Or, lessons in putting words together.

(Disclaimer: I am writing this alone at my desk at 11 p.m.)

I've always thought of writing as a solitary enterprise, something you do in a quiet spot, like an antique desk bathed in dusty afternoon sunlight or a cabin tucked away in the woods. But earlier this summer at the Wildbranch Writing Workshop I was introduced to an entirely new concept: writing as a social activity.

At the workshop, I was incredibly fortunate to be working with Craig Childs. If I had the power to temporarily assume someone else's life, Craig's would be high on my list (along with the frontwoman from Rubblebucket Orchestra). Not only did Craig write his first several books while wandering the desert between river guiding seasons and proceed to spend years living in a teepee, he now makes a living traveling to remote places and writing about them. And he's very good at it.

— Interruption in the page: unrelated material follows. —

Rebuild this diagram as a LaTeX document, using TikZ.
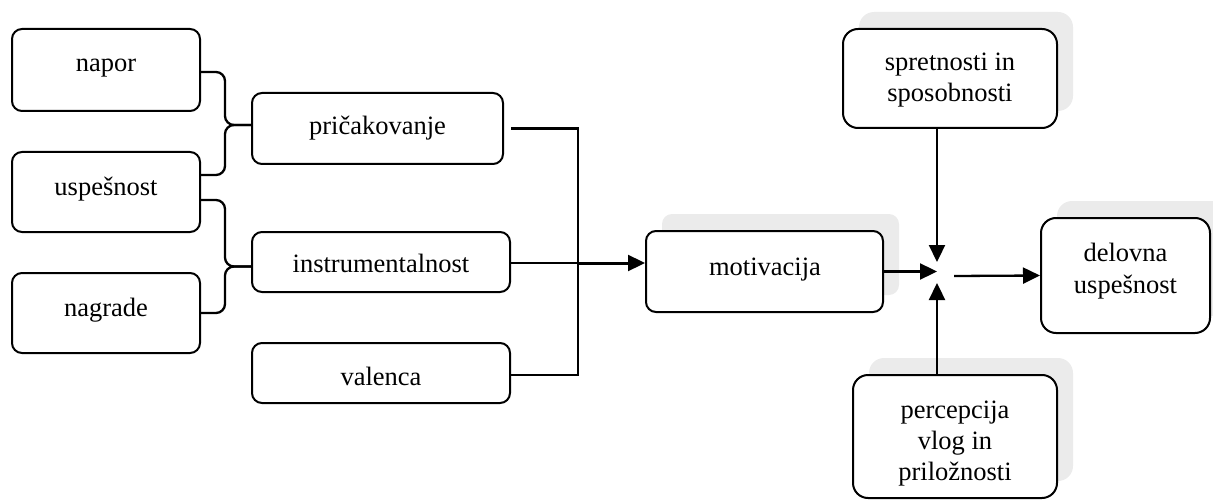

He also worked at a small-town newspaper for a few years (ahem, ahem) and learned there the valuable lesson that years of procrastinating in college never really teaches you: write fast, and write clear. Even if you're crafting the next Pilgrim at Tinker Creek, you'll never get anywhere if you mull and elaborate over every word, thinking that the mechanics of the universe hinge upon your nailing the flow and meaning of a single sentence. Writing for a newspaper, you learn that sometimes your best writing comes when you're forced to do it NOW.

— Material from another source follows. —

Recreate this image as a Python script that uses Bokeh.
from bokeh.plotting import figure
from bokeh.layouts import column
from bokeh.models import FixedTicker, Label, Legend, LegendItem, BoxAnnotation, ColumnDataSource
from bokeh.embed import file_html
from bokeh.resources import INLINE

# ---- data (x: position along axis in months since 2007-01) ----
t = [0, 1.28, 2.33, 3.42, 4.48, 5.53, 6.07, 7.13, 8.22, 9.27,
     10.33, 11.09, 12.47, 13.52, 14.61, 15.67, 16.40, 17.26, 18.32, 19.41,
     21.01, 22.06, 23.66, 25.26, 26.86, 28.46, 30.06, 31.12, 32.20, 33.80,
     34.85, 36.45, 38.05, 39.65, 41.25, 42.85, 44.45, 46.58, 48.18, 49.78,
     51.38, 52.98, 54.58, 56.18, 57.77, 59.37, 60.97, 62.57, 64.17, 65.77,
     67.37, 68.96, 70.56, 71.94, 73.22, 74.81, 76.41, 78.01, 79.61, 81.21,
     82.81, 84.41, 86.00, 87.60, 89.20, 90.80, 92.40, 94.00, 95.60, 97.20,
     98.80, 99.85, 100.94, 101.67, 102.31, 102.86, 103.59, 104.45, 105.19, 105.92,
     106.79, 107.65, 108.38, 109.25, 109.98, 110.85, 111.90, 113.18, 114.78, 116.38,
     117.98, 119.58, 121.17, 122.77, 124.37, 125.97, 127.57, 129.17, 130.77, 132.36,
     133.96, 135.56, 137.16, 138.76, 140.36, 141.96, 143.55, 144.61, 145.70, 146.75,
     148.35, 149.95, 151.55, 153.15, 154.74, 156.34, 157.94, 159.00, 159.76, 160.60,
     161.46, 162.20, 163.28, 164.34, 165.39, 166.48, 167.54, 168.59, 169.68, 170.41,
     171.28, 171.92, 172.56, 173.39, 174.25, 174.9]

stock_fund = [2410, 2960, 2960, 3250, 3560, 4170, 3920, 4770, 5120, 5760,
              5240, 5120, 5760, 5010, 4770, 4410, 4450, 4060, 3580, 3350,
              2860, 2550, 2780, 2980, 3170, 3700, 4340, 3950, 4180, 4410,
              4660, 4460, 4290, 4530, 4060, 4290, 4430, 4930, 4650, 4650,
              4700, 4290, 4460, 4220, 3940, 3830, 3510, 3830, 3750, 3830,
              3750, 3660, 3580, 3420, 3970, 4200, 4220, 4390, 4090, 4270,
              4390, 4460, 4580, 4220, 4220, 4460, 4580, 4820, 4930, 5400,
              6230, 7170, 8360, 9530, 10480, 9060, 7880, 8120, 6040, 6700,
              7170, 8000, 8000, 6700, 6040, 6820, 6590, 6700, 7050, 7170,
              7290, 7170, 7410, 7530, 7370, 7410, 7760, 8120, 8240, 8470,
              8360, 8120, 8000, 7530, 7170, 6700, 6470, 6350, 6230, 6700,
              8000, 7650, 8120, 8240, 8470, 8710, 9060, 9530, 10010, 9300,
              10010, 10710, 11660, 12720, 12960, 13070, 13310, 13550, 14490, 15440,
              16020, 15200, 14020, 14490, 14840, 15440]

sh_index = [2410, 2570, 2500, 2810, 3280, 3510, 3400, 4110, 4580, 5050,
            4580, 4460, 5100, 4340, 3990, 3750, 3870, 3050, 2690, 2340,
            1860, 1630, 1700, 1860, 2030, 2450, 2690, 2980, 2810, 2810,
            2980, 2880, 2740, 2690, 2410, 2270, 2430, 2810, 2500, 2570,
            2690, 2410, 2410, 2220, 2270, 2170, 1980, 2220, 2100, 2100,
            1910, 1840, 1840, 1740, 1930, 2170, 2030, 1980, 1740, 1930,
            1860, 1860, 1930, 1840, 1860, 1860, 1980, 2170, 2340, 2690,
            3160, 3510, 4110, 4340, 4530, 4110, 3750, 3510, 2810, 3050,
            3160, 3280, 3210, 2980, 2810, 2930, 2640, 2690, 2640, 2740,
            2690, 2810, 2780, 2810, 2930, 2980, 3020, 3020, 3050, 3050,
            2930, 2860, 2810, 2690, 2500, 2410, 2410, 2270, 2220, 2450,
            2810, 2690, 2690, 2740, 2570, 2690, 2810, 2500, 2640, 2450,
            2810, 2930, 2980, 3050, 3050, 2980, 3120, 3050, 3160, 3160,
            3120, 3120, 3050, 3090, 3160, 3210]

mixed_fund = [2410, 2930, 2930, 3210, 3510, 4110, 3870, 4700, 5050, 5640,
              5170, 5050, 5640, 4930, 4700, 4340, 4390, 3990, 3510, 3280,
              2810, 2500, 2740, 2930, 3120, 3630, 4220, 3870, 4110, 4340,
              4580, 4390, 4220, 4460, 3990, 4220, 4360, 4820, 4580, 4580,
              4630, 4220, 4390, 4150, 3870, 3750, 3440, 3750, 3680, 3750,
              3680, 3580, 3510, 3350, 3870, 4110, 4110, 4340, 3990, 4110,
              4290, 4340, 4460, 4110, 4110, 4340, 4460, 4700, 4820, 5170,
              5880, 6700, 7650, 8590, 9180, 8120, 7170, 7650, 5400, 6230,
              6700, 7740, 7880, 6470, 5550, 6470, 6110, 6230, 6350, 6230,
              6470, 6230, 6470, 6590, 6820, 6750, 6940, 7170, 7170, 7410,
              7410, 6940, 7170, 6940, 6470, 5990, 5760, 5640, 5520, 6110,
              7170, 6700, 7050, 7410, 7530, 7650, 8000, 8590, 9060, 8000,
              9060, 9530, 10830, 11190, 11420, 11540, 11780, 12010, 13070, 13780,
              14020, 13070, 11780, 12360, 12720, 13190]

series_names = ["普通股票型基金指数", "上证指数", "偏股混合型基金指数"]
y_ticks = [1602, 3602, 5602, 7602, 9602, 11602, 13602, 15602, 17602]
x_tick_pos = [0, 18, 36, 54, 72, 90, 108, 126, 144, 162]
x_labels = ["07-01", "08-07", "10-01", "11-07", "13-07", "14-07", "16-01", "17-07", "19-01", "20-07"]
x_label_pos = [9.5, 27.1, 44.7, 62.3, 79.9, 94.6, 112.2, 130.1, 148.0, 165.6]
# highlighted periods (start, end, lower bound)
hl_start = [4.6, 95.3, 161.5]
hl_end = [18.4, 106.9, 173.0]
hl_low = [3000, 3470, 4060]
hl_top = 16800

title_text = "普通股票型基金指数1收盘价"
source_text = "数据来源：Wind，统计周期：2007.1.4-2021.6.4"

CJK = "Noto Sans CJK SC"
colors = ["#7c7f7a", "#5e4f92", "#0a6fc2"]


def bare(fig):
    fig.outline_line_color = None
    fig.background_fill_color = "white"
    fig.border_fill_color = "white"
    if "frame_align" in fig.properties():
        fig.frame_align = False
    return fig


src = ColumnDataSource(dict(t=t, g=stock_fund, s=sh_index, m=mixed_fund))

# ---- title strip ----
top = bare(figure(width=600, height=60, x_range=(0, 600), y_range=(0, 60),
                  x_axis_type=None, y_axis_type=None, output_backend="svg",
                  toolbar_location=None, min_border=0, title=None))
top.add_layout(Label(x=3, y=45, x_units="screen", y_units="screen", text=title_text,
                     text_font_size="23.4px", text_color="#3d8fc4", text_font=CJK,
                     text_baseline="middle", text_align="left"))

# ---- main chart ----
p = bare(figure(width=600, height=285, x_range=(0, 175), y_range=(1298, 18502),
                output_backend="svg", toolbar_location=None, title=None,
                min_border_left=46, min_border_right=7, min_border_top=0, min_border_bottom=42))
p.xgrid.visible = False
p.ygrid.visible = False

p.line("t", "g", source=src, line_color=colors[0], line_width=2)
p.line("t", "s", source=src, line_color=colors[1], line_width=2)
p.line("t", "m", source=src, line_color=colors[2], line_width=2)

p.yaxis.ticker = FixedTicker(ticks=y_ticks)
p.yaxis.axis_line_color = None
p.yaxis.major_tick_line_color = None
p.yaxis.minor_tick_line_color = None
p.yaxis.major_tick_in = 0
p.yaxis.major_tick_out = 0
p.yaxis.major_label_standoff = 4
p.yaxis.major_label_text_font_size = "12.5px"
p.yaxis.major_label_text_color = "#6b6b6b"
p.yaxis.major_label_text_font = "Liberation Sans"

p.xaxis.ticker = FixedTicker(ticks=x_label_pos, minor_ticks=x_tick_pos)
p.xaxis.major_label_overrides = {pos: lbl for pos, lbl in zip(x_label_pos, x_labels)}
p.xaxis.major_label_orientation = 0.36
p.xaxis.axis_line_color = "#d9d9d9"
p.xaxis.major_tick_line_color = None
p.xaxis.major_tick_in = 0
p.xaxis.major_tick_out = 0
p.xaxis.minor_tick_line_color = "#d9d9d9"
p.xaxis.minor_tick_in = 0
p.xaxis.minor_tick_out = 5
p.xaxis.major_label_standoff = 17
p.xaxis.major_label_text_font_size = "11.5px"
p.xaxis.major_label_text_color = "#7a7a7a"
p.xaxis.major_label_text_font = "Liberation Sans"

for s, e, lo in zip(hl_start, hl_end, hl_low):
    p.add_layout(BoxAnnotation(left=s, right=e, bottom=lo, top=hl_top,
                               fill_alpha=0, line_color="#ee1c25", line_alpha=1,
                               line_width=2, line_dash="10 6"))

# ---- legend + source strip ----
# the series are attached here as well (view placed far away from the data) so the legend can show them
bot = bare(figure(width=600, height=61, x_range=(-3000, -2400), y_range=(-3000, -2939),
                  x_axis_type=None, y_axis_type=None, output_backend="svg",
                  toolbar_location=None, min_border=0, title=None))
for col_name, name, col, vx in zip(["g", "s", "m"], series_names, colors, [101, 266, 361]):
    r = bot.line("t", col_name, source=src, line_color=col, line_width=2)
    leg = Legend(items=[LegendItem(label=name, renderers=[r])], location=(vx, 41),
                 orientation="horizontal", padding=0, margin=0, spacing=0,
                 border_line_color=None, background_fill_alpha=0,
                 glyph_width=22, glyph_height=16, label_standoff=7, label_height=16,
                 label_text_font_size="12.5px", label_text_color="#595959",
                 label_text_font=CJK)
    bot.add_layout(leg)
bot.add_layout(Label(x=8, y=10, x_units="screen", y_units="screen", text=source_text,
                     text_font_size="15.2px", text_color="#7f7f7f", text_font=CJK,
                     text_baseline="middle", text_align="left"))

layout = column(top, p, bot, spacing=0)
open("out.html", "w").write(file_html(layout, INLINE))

Lesson number one is speed and clarity. I'm working on that. Lesson number two – the one more foreign to me – is that a writer can feed off the energy of his or her surroundings like a musician playing for a crowd. Sometimes inspiration hits you over the head and you are imbued with the gift of writing like a madman at 2 a.m. But depending on those moments to produce good writing is like waiting for a lightning strike to power your house. There is much to be said for the tired advice that writing is more about persistence than inspiration, but conversely, brooding alone over your laptop is neither glamorous nor good for your health. Sometimes you need a change.

Those inferences are mine, not Craig's. Craig, I believe, simply being an avid, AVID writer who takes notes everywhere and stops for nothing, was writing at a bar one night, sitting in the corner, channeling the energy around him into his words. A friend (or a stranger at the bar?) bet him he couldn't write a page on an assigned subject by the time the friend finished a rocks glass of tequila. Craig did – and at Wildbranch he read us what he wrote, a beautiful piece about surfing in California.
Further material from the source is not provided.